Problem statement — Extract the lines that carry the string "size" from the listing.

Raw data —
--- Begin ---

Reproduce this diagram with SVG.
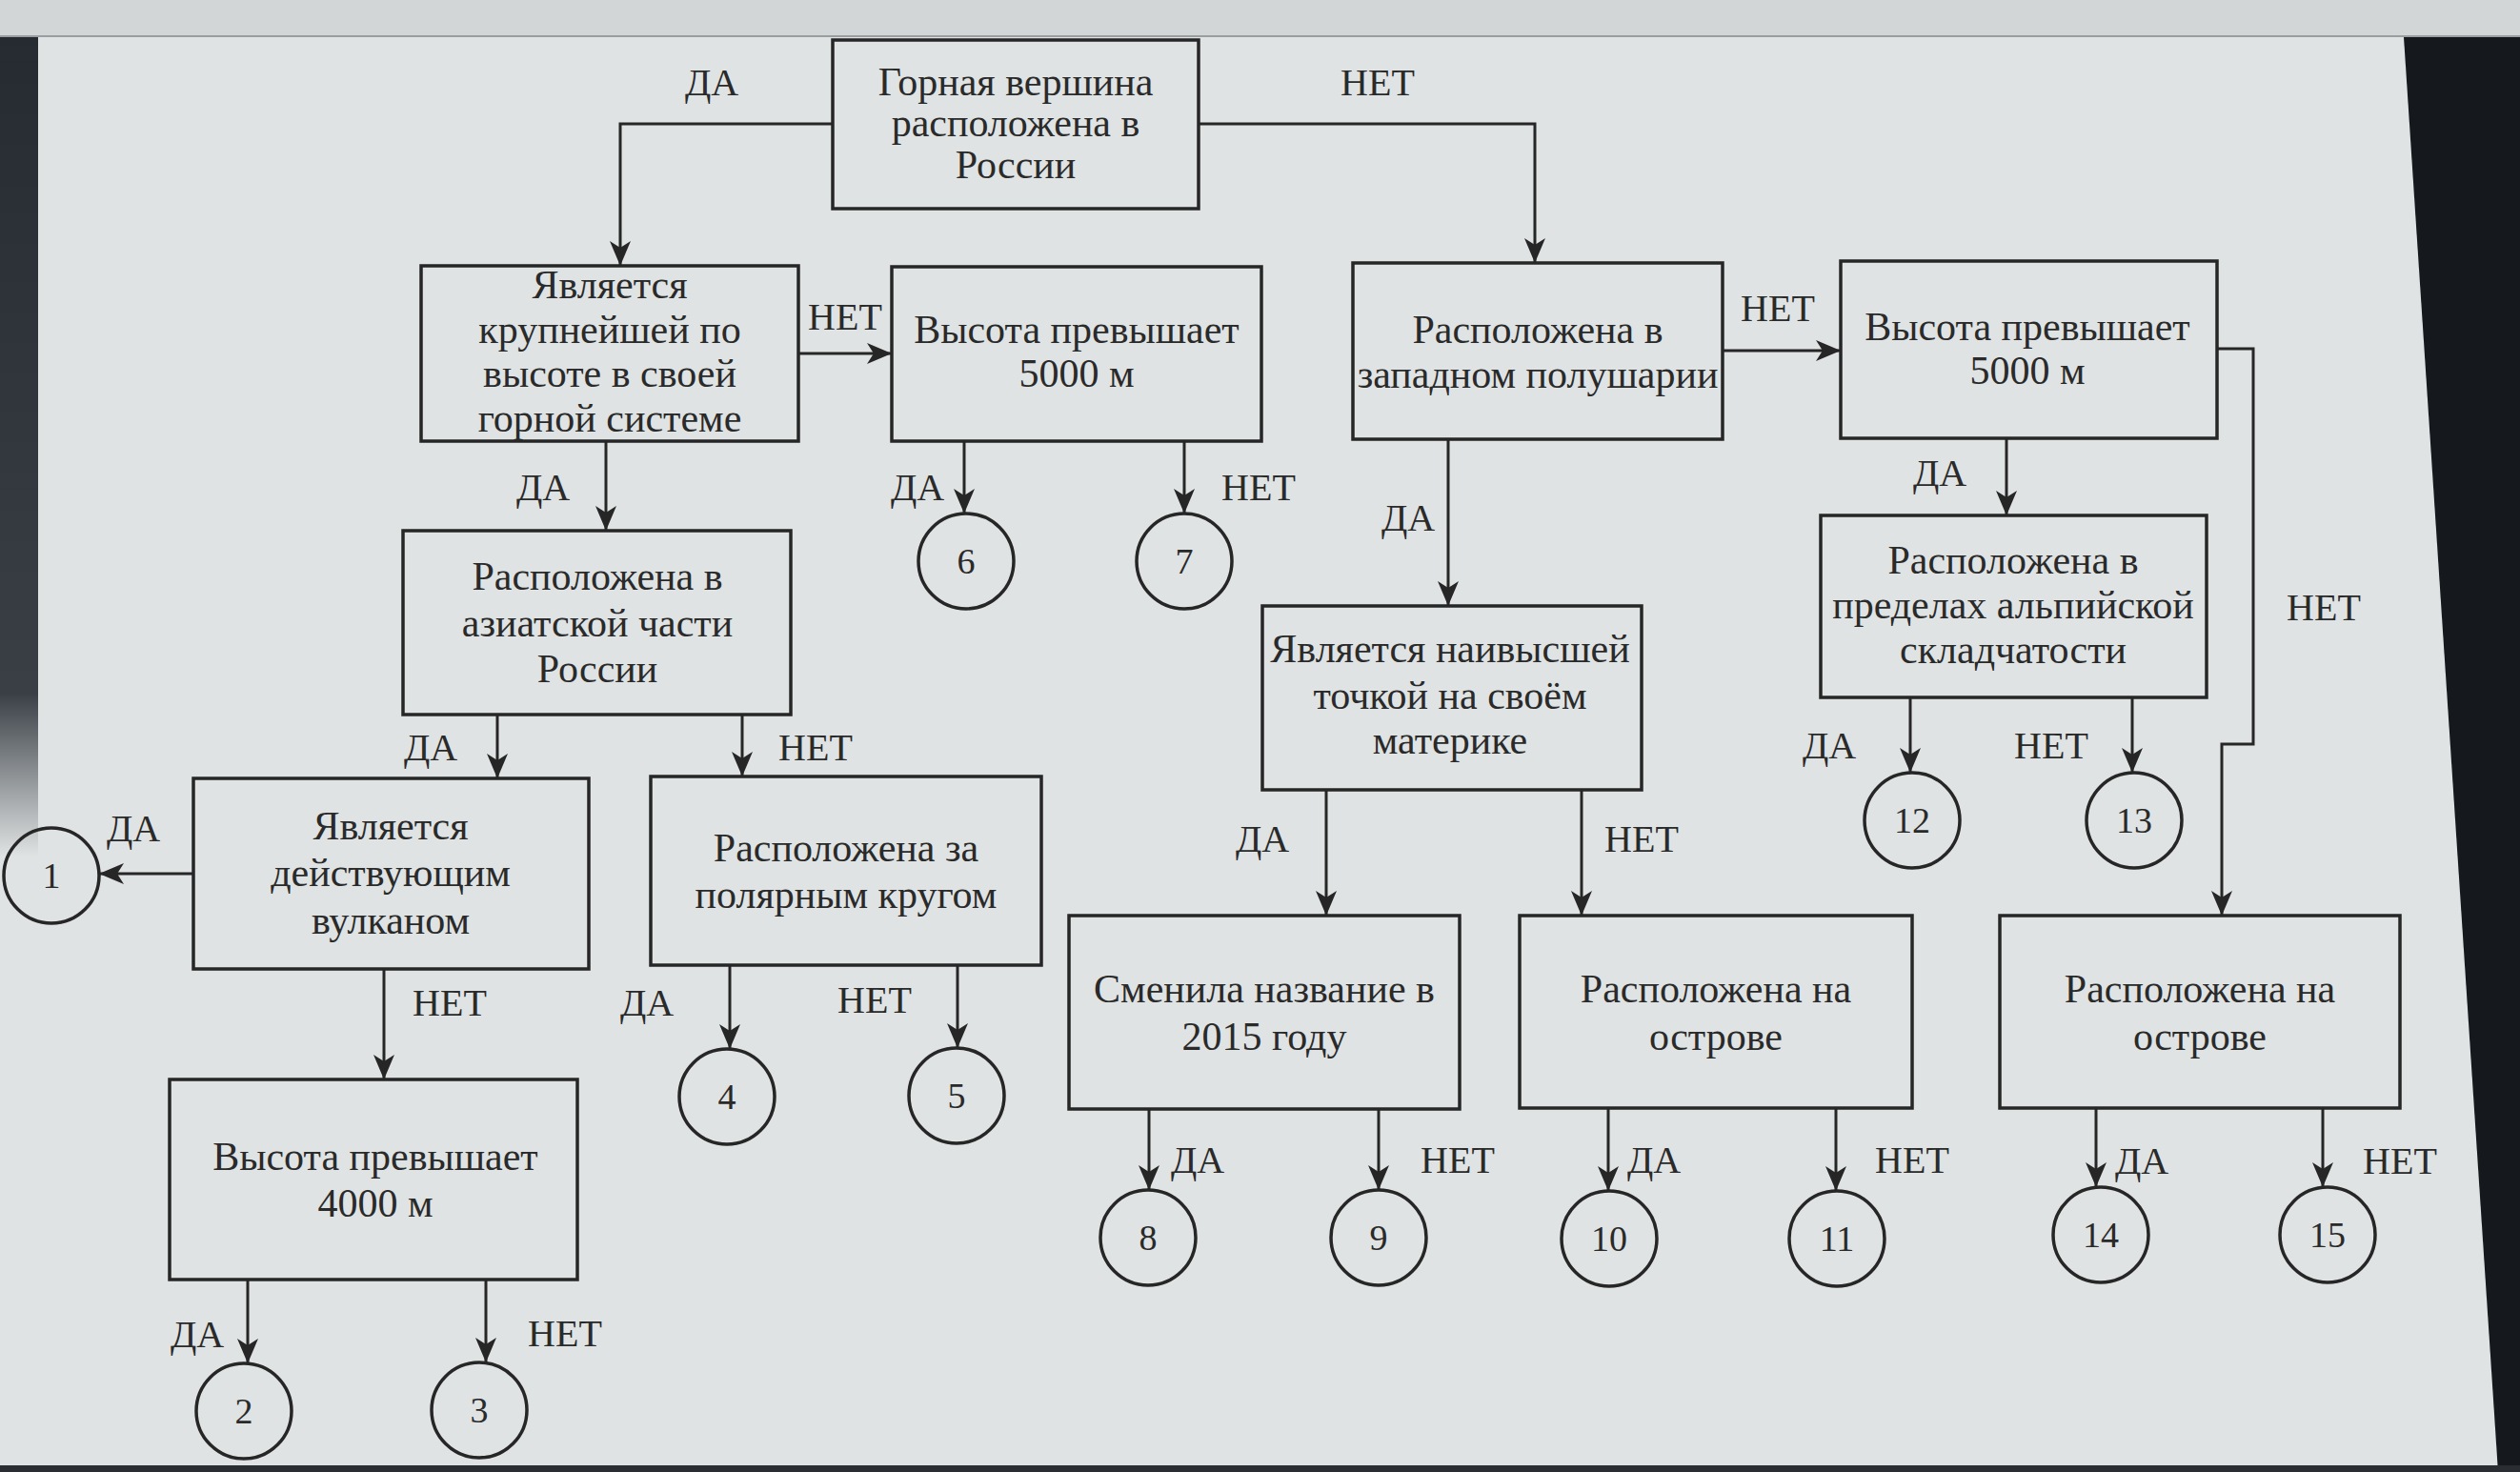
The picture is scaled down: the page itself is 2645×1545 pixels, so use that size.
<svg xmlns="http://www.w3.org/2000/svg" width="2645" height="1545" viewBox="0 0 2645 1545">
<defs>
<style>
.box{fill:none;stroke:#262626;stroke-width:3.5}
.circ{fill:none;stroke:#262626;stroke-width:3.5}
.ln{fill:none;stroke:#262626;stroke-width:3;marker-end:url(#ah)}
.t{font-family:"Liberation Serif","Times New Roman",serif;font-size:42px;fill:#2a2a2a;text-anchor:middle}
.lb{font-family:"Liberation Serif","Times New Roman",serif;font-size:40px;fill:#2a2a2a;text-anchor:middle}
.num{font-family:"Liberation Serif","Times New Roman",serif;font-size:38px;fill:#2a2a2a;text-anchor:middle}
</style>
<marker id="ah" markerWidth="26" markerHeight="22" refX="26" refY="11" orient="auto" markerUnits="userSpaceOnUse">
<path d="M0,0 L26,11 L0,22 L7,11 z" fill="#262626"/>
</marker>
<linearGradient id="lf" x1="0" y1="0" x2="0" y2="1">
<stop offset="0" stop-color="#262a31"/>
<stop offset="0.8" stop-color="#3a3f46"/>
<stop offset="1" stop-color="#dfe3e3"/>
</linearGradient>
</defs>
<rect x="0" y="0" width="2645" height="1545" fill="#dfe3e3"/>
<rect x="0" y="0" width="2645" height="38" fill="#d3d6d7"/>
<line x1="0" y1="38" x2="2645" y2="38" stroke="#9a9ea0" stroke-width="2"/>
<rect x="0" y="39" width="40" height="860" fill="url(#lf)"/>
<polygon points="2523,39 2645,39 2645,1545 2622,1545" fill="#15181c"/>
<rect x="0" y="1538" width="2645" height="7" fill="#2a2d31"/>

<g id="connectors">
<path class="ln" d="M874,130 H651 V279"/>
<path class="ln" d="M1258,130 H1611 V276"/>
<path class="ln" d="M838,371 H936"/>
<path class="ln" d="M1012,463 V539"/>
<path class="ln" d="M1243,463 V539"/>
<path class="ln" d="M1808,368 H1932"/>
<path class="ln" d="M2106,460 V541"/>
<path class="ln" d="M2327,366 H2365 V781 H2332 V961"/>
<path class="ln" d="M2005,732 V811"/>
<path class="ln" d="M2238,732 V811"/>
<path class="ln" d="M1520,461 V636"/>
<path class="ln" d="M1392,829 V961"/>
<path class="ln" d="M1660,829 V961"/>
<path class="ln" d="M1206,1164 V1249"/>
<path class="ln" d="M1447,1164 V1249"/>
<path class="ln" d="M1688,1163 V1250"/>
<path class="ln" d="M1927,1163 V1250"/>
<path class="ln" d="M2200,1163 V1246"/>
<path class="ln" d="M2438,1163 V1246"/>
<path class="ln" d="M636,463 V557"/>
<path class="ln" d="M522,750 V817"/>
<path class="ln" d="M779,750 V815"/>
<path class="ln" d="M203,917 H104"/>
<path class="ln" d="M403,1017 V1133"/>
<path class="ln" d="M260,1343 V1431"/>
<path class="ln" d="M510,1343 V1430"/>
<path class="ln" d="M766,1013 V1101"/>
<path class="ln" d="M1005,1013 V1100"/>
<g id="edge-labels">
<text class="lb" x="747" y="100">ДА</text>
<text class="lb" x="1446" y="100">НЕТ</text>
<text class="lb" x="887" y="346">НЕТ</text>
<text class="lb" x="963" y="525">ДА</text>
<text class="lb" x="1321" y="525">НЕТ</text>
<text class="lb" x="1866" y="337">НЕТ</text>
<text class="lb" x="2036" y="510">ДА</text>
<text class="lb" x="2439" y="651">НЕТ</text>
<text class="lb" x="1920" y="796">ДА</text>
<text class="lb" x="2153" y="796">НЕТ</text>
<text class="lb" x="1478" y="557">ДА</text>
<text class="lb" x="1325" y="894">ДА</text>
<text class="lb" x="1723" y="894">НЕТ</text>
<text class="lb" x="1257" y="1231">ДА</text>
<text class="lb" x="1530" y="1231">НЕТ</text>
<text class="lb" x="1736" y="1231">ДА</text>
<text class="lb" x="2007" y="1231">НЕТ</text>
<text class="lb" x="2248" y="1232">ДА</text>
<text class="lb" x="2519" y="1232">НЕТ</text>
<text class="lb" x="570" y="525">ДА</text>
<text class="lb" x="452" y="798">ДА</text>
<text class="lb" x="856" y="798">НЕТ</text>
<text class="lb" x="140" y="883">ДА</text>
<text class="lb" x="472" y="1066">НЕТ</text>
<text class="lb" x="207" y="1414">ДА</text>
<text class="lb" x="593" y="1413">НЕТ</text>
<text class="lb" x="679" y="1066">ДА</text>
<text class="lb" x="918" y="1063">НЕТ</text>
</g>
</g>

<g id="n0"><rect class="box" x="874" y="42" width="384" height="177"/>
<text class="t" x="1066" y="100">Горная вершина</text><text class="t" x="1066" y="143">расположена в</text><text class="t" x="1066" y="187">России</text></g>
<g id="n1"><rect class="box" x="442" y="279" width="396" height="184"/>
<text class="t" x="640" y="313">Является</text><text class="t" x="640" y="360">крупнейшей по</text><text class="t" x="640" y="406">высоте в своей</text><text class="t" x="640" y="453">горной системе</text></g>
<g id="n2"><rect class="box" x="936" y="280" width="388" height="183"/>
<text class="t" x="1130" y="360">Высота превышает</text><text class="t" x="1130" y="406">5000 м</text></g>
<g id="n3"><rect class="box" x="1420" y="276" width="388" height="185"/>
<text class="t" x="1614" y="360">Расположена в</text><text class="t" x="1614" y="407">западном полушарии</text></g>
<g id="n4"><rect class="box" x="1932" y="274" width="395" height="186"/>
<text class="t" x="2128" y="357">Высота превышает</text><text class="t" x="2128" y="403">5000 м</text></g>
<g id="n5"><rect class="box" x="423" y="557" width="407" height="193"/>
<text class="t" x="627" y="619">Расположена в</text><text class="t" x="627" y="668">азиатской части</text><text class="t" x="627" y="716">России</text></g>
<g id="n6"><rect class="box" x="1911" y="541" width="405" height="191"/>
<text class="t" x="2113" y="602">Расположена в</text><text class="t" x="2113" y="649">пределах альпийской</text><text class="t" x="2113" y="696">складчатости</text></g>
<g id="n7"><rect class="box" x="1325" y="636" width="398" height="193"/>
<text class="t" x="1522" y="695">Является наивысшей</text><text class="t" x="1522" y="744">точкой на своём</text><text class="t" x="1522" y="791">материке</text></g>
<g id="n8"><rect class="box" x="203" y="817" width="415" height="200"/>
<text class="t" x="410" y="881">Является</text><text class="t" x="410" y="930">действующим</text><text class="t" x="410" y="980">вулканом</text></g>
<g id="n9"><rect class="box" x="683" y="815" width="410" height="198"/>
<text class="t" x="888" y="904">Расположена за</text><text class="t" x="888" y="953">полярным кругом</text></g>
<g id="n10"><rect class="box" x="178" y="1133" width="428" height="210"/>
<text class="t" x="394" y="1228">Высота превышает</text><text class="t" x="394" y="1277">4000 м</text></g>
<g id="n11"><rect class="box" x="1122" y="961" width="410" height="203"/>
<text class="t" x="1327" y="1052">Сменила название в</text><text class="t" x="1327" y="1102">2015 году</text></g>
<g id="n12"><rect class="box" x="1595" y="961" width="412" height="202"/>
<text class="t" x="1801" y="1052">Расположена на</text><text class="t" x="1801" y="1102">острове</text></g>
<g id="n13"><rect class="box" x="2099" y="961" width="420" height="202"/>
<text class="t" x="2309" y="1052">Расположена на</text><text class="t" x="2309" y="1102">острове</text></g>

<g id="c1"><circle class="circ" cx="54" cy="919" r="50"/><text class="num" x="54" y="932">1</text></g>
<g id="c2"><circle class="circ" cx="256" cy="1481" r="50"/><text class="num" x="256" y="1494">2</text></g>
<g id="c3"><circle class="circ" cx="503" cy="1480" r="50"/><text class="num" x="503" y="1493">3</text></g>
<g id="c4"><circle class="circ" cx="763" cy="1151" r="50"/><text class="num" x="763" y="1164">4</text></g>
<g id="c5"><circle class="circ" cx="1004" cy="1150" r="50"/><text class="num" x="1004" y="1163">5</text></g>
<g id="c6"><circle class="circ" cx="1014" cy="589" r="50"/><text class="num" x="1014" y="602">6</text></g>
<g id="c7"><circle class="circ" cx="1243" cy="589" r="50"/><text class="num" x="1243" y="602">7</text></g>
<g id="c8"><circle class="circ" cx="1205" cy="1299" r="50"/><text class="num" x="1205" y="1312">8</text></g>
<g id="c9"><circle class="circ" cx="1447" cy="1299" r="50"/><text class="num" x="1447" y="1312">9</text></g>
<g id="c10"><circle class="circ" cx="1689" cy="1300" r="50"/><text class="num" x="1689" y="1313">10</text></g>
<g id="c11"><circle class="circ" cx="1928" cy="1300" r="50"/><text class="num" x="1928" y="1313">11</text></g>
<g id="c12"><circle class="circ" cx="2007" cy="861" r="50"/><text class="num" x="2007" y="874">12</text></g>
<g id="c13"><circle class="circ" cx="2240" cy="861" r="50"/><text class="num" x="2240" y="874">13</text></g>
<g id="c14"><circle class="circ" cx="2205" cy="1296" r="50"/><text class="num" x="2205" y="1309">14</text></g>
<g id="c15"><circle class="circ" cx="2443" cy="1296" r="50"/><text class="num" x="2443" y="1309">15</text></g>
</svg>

--- End ---

Task response —
The picture is scaled down: the page itself is 2645×1545 pixels, so use that size.
.t{font-family:"Liberation Serif","Times New Roman",serif;font-size:42px;fill:#2a2a2a;text-anchor:middle}
.lb{font-family:"Liberation Serif","Times New Roman",serif;font-size:40px;fill:#2a2a2a;text-anchor:middle}
.num{font-family:"Liberation Serif","Times New Roman",serif;font-size:38px;fill:#2a2a2a;text-anchor:middle}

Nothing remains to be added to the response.